I know it is a rather long paper, but it is comprehensive and well worth a read if one is interested in this subject.

posted on Sep, 22 2008 @ 02:07 PM
reply to post by schrodingers dog

So then do you believe that animals do not have thoughts? What about babies? A thought that an animal may have could be "I will look for food because I'm hungry". They would not think this thought using words, but they still have thoughts.

posted on Sep, 22 2008 @ 02:19 PM

Originally posted by schrodingers dog
reply to post by americandingbat

You know, I'm not married to this idea, that's why I'm throwing it out there for consideration. But I think that if you take the time a few times a day to stop and notice yourself thinking, you will find that every thought has a word attached to it.
Maybe I'm wrong.
But I don't see how else thought is even possible.

[edit on 9/21/2008 by schrodingers dog]

Thoughts are expressed indeed in words (I am now not talking about those who always think in something else than words spoken in your head). Yet it is not true that one thought is always expressed by one word. Sometimes it is and sometimes it needs more words to describe it.

By the way new words enter our language to accomodate for new objects and or situations. And sometime people have their own words for things, which only they and say their friends know.

I wonder though, have you ever felt something that you could not express in words? It seems that your main focus is on feelings, not on external things like objects and situations.

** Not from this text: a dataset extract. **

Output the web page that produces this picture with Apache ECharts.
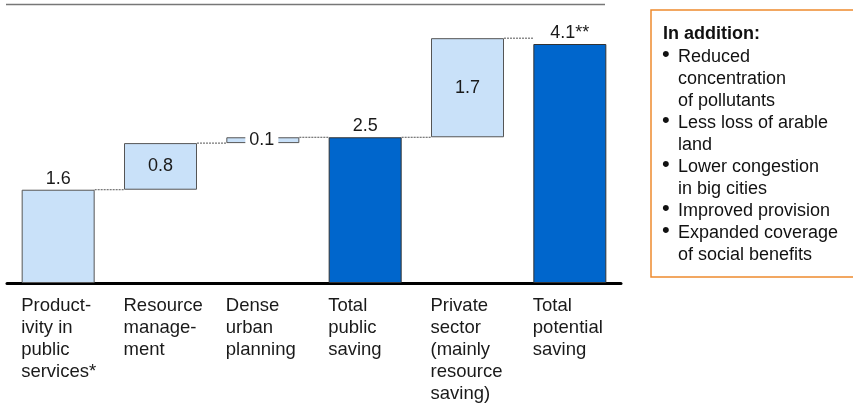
<!DOCTYPE html>
<html>
<head>
<meta charset="utf-8">
<script src="https://cdn.jsdelivr.net/npm/echarts@6/dist/echarts.min.js"></script>
<style>
  html, body { margin: 0; padding: 0; background: #fff; }
  #chart { width: 853px; height: 405px; }
</style>
</head>
<body>
<div id="chart"></div>
<script>
// Category labels, one line per entry
const categories = [
  ['Product-', 'ivity in', 'public', 'services*'],
  ['Resource', 'manage-', 'ment'],
  ['Dense', 'urban', 'planning'],
  ['Total', 'public', 'saving'],
  ['Private', 'sector', '(mainly', 'resource', 'saving)'],
  ['Total', 'potential', 'saving']
];
// Incremental savings (floating bars) and totals (bars from zero)
const increments = [1.6, 0.8, 0.1, null, 1.7, null];
const totals = [null, null, null, 2.5, null, 4.1];
const valueLabels = ['1.6', '0.8', '0.1', '2.5', '1.7', '4.1**'];

const sideTitle = 'In addition:';
const sideItems = [
  ['Reduced', 'concentration', 'of pollutants'],
  ['Less loss of arable', 'land'],
  ['Lower congestion', 'in big cities'],
  ['Improved provision'],
  ['Expanded coverage', 'of social benefits']
];

const FONT = 'Liberation Sans, Arial, Helvetica, sans-serif';
const LIGHT = '#C9E1F9';
const DARK = '#0066CC';
const BAR_W = 73;

// Waterfall layout: invisible base, then visible segment
const base = [], incData = [], totData = [], levels = [];
let running = 0;
for (let i = 0; i < categories.length; i++) {
  if (increments[i] != null) {
    base.push(running);
    running += increments[i];
    totData.push('-');
    const labelOpt = i === 0
      ? { show: true, position: 'top', distance: 2 }
      : (increments[i] < 0.3
          ? { show: true, position: 'inside', backgroundColor: '#fff', padding: [2, 4], offset: [-1, 0] }
          : { show: true, position: 'inside' });
    labelOpt.formatter = valueLabels[i];
    incData.push({ value: increments[i], label: labelOpt });
  } else {
    base.push(0);
    running = totals[i];
    incData.push('-');
    totData.push({ value: totals[i], label: { show: true, position: 'top', distance: 2, formatter: valueLabels[i] } });
  }
  levels.push(running);
}
const connectors = [];
for (let i = 0; i < categories.length - 1; i++) connectors.push([i, levels[i]]);

// Side note lines with bullet markers
const bodyLines = [], bulletLines = [];
sideItems.forEach(item => item.forEach((ln, k) => {
  bodyLines.push(ln);
  bulletLines.push(k === 0 ? '•' : ' ');
}));

const chart = echarts.init(document.getElementById('chart'), null, { renderer: 'canvas' });
chart.setOption({
  animation: false,
  backgroundColor: '#fff',
  textStyle: { fontFamily: FONT },
  grid: { left: 7, width: 614, bottom: 122, top: 3.2 },
  xAxis: {
    type: 'category',
    data: categories.map(c => c.join('\n')),
    axisLine: { show: true, lineStyle: { color: '#000', width: 3 } },
    axisTick: { show: false },
    axisLabel: {
      interval: 0,
      margin: 12,
      formatter: v => v.split('\n').map(s => '{a|' + s + '}').join('\n'),
      rich: {
        a: { width: 74, align: 'left', fontSize: 18.5, lineHeight: 22, color: '#1a1a1a', fontFamily: FONT }
      }
    }
  },
  yAxis: {
    type: 'value', min: 0, max: 4.8,
    show: false, splitLine: { show: false }
  },
  series: [
    {
      type: 'bar', stack: 'w', barWidth: BAR_W, data: base,
      itemStyle: { color: 'transparent' }, silent: true
    },
    {
      type: 'bar', stack: 'w', barWidth: BAR_W, data: incData,
      itemStyle: { color: LIGHT, borderColor: '#555', borderWidth: 1 },
      label: { color: '#1a1a1a', fontSize: 18, fontFamily: FONT }
    },
    {
      type: 'bar', stack: 'w', barWidth: BAR_W, data: totData,
      itemStyle: { color: DARK, borderColor: '#333', borderWidth: 1 },
      label: { color: '#1a1a1a', fontSize: 18, fontFamily: FONT }
    },
    {
      type: 'custom',
      data: connectors,
      z: 1,
      renderItem: (params, api) => {
        const i = api.value(0), lv = api.value(1);
        const a = api.coord([i, lv]);
        const b = api.coord([i + 1, lv]);
        return {
          type: 'line',
          shape: { x1: a[0] + BAR_W / 2, y1: a[1], x2: b[0] - BAR_W / 2, y2: b[1] },
          style: { stroke: '#555', lineWidth: 1, lineDash: [2, 1] }
        };
      }
    }
  ],
  graphic: [
    {
      type: 'line', shape: { x1: 6, y1: 4.5, x2: 605, y2: 4.5 },
      style: { stroke: '#777', lineWidth: 1.5 }
    },
    {
      type: 'rect', shape: { x: 651, y: 10, width: 260, height: 267 },
      style: { fill: '#fff', stroke: '#EE8A2E', lineWidth: 1.5 }
    },
    {
      type: 'text', left: 663, top: 25,
      style: { text: sideTitle, font: 'bold 18px ' + FONT, fill: '#111' }
    },
    {
      type: 'text', left: 662, top: 44,
      style: { text: bulletLines.join('\n'), font: '22px ' + FONT, lineHeight: 22, fill: '#111' }
    },
    {
      type: 'text', left: 678, top: 46,
      style: { text: bodyLines.join('\n'), font: '18px ' + FONT, lineHeight: 22, fill: '#111' }
    }
  ]
});
</script>
</body>
</html>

[edit on 22-9-2008 by QueenofWeird]

posted on Sep, 22 2008 @ 02:36 PM
You create words to give the image or emotion of your thought a symbol that can be seen or heard to the outside world.

That is why language does not have a limit and words always created, the dictionary will grow because thoughts and are so complex that words are needed translate it. Human's make their own language regardless of being taught or not, I have a different sound for different pains but does not mean I need a specific word for every kind. Picking up something with your arm requires a lot of computing and I bet a lot of processes happen and hundreds of words can be used to describe the action but only a few is needed to let people know what you mean.

posted on Sep, 22 2008 @ 03:18 PM
Before you blow off Sapir-whorff,

Try expressing yourself in e-prime.

I could argue that the mere act of trying to conform to good e-prime grammar is enough alter your state of consciousness.

Wikipedia on e-prime

E-prime: a primer

Robert Anton Wilson on E-prime

all the best.

posted on Sep, 22 2008 @ 03:50 PM
reply to post by schrodingers dog

I must disagree. There are many images, feelings, and so on that I experience in my thinking processes, and often I cannot begin to relay the thoughts to others.

It may be because I seldom think in words - no voice giving a running commentary in my head. I have been told others - in fact most - DO have this voice describing their thinking. But I do not. I think in images and feelings.

So it may well be that most cannot think something unless they have a word for it, but I know it is not true for all.